Scattered conspiracy thoughts (June 21, 2022)

Here are some scattered background ideas for my future work.

Somewhere from r/conspiracy

Sometime tried to contact Barely Sociable with these via a Barely Sociable subreddit or a Twitter reply, shortly after he released Part 1 of “Dark Side of the Music Industry”.

This website has a page (that lacks HTTPS!) about the Tavistock Institute.

Also, this Reddit comment mentioned the Port Arthur massacre and somehow it was related to Tavistock.

This seems like an inspiration for The Network's reach via shell corporations, but that's it. This sort of reminds me of Corvadt.

I read some of the Port Arthur massacre, but nothing from that page on the Tavistock. There was too much to read, which usually doesn't discourage me from reading about obscure topics on Wikipedia. However, the writing seemed to be rather dense.

The Missing 411 conspiracy hypothesis

David Paulides is actually the lead you must search for in order to get the Missing 411 conspiracy hypothesis.

Lowkey I'm pretty sure Kane Pixels is probably using this conspiracy hypothesis as an inspiration for his interpretation on The Backrooms.

Dangerous companies to work for

I have two for the backstory of Confidential Engineering Teacher, but I'm sure there are many, many more companies that are dilutions of the GEC-Marconi scientist deaths conspiracy theory.

The only practical and working issue (which is not fundamental) is that it is all too easy to become a crank when you read too much of these conspiracy hypotheses.

Anyways, let's explore the two, in no particular order.

(Hey, it's a list of 2. There aren't that many permutations for an ordered list of two items, which is the desired binary operation here — on the other hand, the binary operation of combination is incorrect because order doesn't matter in combinations and yields significantly smaller results than permutations for a fixed pair for total $n$ and choosing $k$ when $k \le n$. I'm not your abstract algebra text book or lecturer — read Wikipedia or your precalculus text book from high school if you want to look up this math reference. Otherwise, this lengthy comment can be ignored.)

Don't believe me? This is so lowkey real that even Mental Floss, which isn't even a crank website, has an article on this.

Oh, also the economist Daniel Ellsberg (yes, so Ellsberg was actually an intelligent person — the same man who leaked the Pentagon Papers which eventually brought about the resignation of Nixon) worked at RAND.

Yeah, so not a company I want to work at.

I'm not sure how I feel about Mitre maintaining a CVE list. At least I trust Google and Trend Micro a little to disclose vulnerabilities as the middleman with an effective dead man switch if companies fail to respond to the responsible disclousre — but not by that much more. At least Mitre isn't scummy like Zerodium.
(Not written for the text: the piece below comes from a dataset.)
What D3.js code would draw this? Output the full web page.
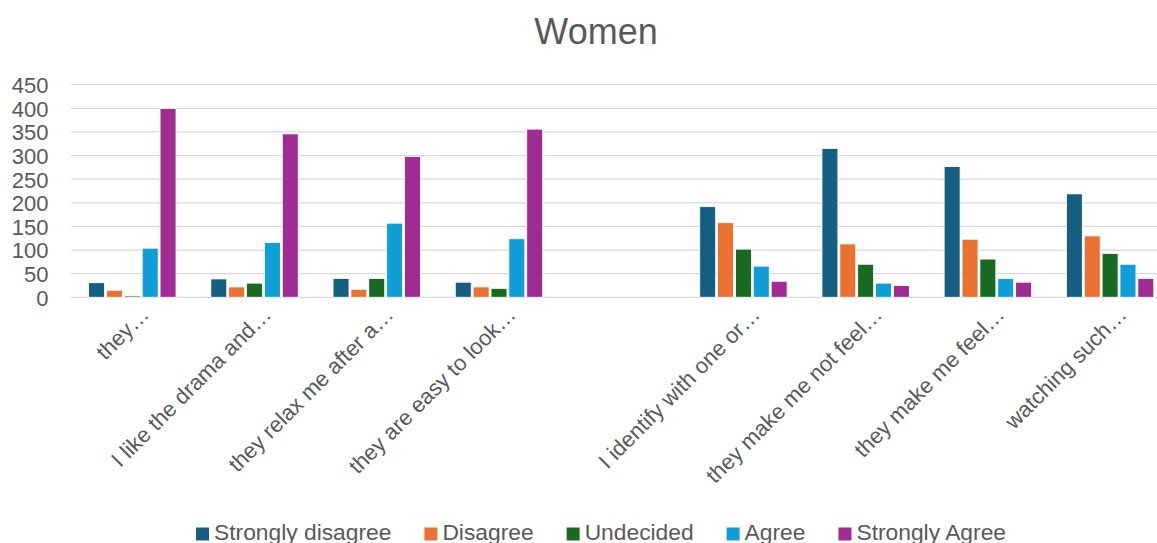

(I learned all of this from listening to or reading transcripts of Darknet Diaries.)

Here's a Forbes article (with dynamically generated /?sh=... tracker suffix).

I find this dynamically generated suffix to be rather questionable, so simply read the same article captured on archive.today, while still having the tracker prefix is still better because this is a “static” capture. Even if it were somehow still “active”, at least the tracker would be the same for all viewing this article via archive.today.

This defeats the pragmatic definition of online tracking — what's the use of a tracker if everyone has the same one? Basically, the “I'm Spartacus” film Spartacus or everyone dressing up like V at the end to overthrow the oppressive government in the comic and film are perfect visual metaphors for how online anonymity is supposed to work.

Anyways, you're probably wondering: where's the conspiracy part of Mitre?

I'm getting to that right now.

The unsolved murder of John P. Wheeler III is probably being targeted working for Mitre.

At least this was categorized as a murder on the official papers of authorities, since Wheeler III was Caucasian. (I swear this isn't a bout of superficial wokeism.) Women and people of color tend to get this sort of sus activity as a “suicide” or “accident”... which is what Agent 47 of the Hitman games would never allow to happen, whose canonical MO is to make every contract look like a perfectly normal accident.

I might actually get a kick out of watching this episode of Unsolved Mysteries... because I'm open minded to more than just murders: disappearances also count. I do watch a lot of YouTube channels that dabble in this area, so why not?